Wednesday, February 10, 2010

Love/Hate Poetry Contest

I got this email today from the people who run Word of Mouth, a podcast on behalf of the English (or humanities?) department:

Hi Charlie,

Congratulations! Your poem placed in the top 5 entries for the Love/Hate poetry contest. Your poem will be featured on the show and you will receive a Word of Mouth t-shirt.

We were recording your entry today in the sound booth, and want to make sure we pronounce your last name correctly. Is it pronounced like "------?"

Rebecca Peterson
Podcast manager

I was pretty happy to get this email, ha. I entered for kicks and giggles—I’m not much of a poet. The poem I sent in I actually wrote as a freshman three years ago, dedicated to my second creative writing teacher at BYU. (Here’s looking at you, Hatch.) I always thought it was the best hate poem I ever composed, so I figured, why not?

I’m not positive when the podcast is running… perhaps the 13th? But the link is here.
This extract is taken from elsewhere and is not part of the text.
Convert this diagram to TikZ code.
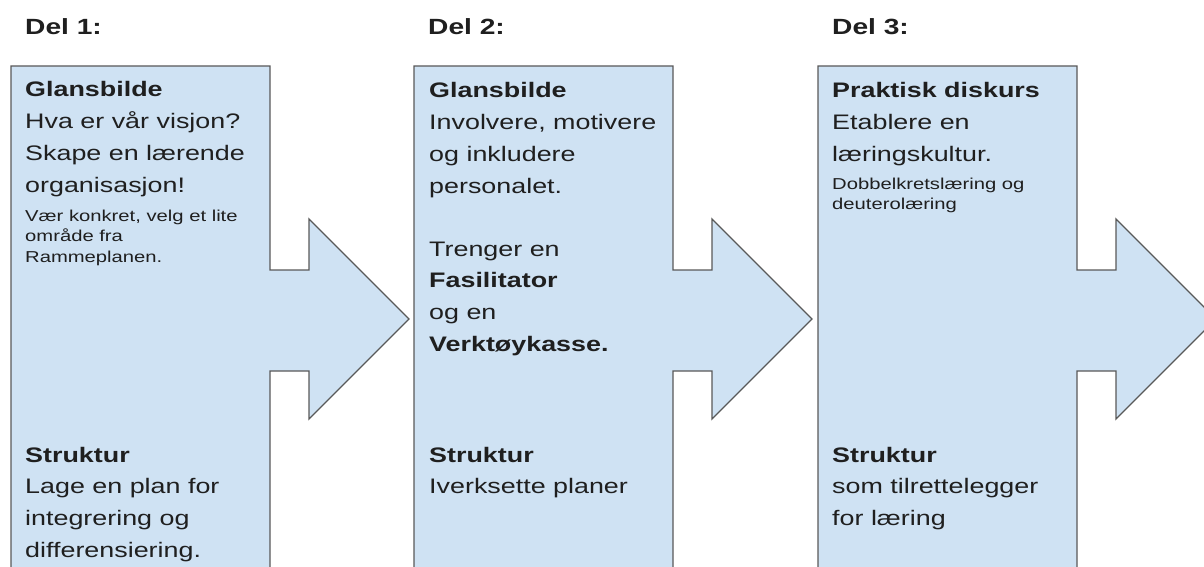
\documentclass[tikz,border=0pt]{standalone}
\usepackage{fontspec}
\setmainfont{Liberation Sans}[FakeStretch=1.28]
\definecolor{boxfill}{HTML}{CFE2F3}
\definecolor{edge}{HTML}{595959}
\definecolor{ink}{HTML}{1F1F1F}
\newcommand\mainsize{\fontsize{21}{31.7}\selectfont}
\newcommand\smallsize{\fontsize{15.8}{20.5}\selectfont}
\newcommand\delsize{\fontsize{22}{26}\selectfont}
% a block of lines whose reference point is the first baseline
\newcommand\textblock[2]{\parbox[t]{270pt}{#1\raggedright #2}}
\begin{document}
\begin{tikzpicture}[x=1pt,y=-1pt,
  stage/.style={fill=boxfill,draw=edge,line width=1.3pt,line join=miter},
  txt/.style={anchor=base west,inner sep=0pt,text=ink}]
\useasboundingbox (0,0) rectangle (1204,567);
\clip (0,0) rectangle (1204,567);

% three column boxes, each carrying a block arrow on its right side
\foreach \x in {11,414,818} {
  \draw[stage] (\x,600) -- (\x,66) -- ++(259,0) -- ++(0,204) -- ++(39,0)
    -- ++(0,-51) -- ++(100,100) -- ++(-100,100) -- ++(0,-48) -- ++(-39,0)
    -- (\x+259,600);
}

% headings
\node[txt] (del1) at (25,35)  {\delsize\bfseries Del 1:};
\node[txt] (del2) at (428,35) {\delsize\bfseries Del 2:};
\node[txt] (del3) at (832,35) {\delsize\bfseries Del 3:};

% part 1
\node[txt] (p1a) at (25,97) {\textblock{\mainsize}{\textbf{Glansbilde}\\Hva er vår visjon?\\Skape en lærende\\organisasjon!}};
\node[txt] (p1b) at (25,221) {\textblock{\smallsize}{Vær konkret, velg et lite\\område fra\\Rammeplanen.}};
\node[txt] (p1c) at (25,462) {\textblock{\mainsize}{\textbf{Struktur}\\Lage en plan for\\integrering og\\differensiering.}};

% part 2
\node[txt] (p2a) at (429,98) {\textblock{\mainsize}{\textbf{Glansbilde}\\Involvere, motivere\\og inkludere\\personalet.}};
\node[txt] (p2b) at (429,256) {\textblock{\mainsize}{Trenger en\\\textbf{Fasilitator}\\og en\\\textbf{Verktøykasse.}}};
\node[txt] (p2c) at (429,462) {\textblock{\mainsize}{\textbf{Struktur}\\Iverksette planer}};

% part 3
\node[txt] (p3a) at (832,98) {\textblock{\mainsize}{\textbf{Praktisk diskurs}\\Etablere en\\læringskultur.}};
\node[txt] (p3b) at (832,189) {\textblock{\smallsize}{Dobbelkretslæring og\\deuterolæring}};
\node[txt] (p3c) at (832,462) {\textblock{\mainsize}{\textbf{Struktur}\\som tilrettelegger\\for læring}};
\end{tikzpicture}
\end{document}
And here’s the poem for those who want to gander:

To a Teacher I Never Liked

Oh swallowed piece,
Your name is oil to the tongue.
A pole-less fence, gutterbug,
chicken bait. A glazed
mothgut I
dread to visit.

You peek and spy about—
what color tints your bottle specs?
Not rose, nor white, but grey
dust.
Lightless. A
blinded
lens.

Dumb face
and molting scalp,
what use are you?
Fish strings for floss,
a bucket-house or cactus shoe.
Think!

…can you?
Spare me digestive scars.
Suck a wood block
and suppose to make a difference.

Friday, February 5, 2010

Overwhelmed

I have a lot on my plate lately—school, work, job hunting, calling, writing, yadda yadda. Yesterday, during my long day, I cracked, just a bit. I’m overwhelmed, to say the least, and I managed to pinpoint one of the major sources of my stress.

Writing.

Now now, don’t get me wrong. I love to write! But I’m thinking I love it a little too much. I have so many projects I’m working on right now, they’re getting in the way of the rest of my life. I’m rewriting The Oracle Seals, revising Circus Soul Heiress, working on a third draft of As Prescribed, and trying to world-build The Raimos (the next novel I’ll be writing.) This last one is really a killer, since when I start planning for a new book, I can’t help but see how much work I have ahead of me before I can even start outlining.
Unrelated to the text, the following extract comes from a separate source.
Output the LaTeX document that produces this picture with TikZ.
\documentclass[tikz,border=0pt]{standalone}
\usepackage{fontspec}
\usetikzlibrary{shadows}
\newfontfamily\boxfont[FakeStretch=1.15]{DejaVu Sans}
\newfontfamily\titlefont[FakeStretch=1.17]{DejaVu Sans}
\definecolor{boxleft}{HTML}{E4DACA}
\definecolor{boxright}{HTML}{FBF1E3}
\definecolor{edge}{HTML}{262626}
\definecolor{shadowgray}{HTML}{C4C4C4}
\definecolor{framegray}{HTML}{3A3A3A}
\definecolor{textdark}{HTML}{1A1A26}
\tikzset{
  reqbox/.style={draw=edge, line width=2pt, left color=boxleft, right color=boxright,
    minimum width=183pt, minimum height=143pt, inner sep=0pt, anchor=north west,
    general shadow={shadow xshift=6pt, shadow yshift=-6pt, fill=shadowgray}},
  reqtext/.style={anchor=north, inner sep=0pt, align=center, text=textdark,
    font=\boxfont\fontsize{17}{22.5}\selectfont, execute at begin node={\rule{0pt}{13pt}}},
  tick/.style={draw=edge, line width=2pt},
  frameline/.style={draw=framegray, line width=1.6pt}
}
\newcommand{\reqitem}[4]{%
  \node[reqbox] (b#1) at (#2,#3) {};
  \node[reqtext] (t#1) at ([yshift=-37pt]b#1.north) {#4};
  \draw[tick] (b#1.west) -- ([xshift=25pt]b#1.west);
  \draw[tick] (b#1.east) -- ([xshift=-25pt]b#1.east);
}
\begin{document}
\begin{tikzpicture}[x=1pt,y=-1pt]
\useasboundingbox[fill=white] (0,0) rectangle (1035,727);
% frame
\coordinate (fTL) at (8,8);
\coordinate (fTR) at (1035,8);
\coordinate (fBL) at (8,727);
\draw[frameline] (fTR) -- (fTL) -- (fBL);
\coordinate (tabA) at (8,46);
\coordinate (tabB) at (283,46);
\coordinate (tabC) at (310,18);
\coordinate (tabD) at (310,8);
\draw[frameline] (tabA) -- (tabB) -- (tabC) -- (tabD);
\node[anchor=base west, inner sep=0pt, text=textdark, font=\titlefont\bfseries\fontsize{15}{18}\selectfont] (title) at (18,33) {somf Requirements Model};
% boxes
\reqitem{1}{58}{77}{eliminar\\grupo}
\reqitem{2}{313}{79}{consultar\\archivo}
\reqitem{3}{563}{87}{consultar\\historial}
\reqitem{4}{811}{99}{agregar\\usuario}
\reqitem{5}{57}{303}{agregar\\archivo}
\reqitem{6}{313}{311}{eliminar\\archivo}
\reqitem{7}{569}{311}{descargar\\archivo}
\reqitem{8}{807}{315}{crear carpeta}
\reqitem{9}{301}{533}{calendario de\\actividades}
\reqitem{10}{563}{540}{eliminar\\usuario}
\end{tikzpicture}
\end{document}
I’ve started working on my writing in my spare time instead of doing my homework. I’m even choosing to alpha-read over doing my homework. This is not me. I’ve always been very good with priorities and getting everything done. I would like to think I’m self-disciplined. Maybe I have senioritis. Maybe there’s just too much I want to work on, and not enough time to work on it. This semester is my last one, but it’s a hard one. I can’t keep turning in half-assed manuscripts to my editing class and skipping over reading for my English classes. I have essays coming up that I don’t know how to write because I’m not doing the work.
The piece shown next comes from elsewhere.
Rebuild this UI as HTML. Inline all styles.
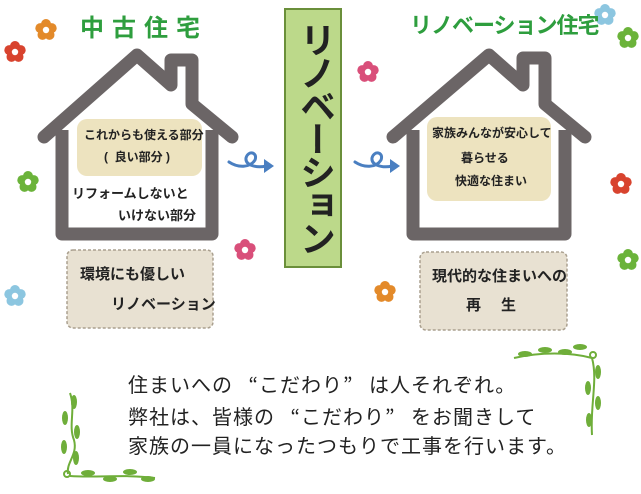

At the same time, I feel like if I’m not putting everything I have into my novels, I’ll never be a successful writer.

I need to project-manage. Big time. Just for now. Here’s my current plan: TOS is shifting to backburner. This eliminates my daily word count. CSH revisions now have first priority. Second priority goes to revising As Prescribed, since I need to have it polished by the 16th. As for next-novel planning . . . The Raimos will be done when I’m bored in class or daydream a nifty idea. It’s not going to be something I sit and sweat over, trying to create a great story in as little time as possible. It’ll probably suck if I do that, anyway. All other short stories are going to be bound, gagged, and shoved into the refrigerator until further notice.

Also: Had my first writing group with Sanderson yesterday. It was great—he pointed out a lot of helpful things, which I’ve taken to heart and will instill in my revisions. This class has been really good for me so far. I’m very happy about it.

Couldn’t help but feel jealous when he told someone else in my group that he had the potential to be published. :O Don’t remember if I’ve stated this, but it’s my goal to have my potential recognized before the end of the semester. I’m going to get a compliment like that, even if I give myself an ulcer to get it, ha.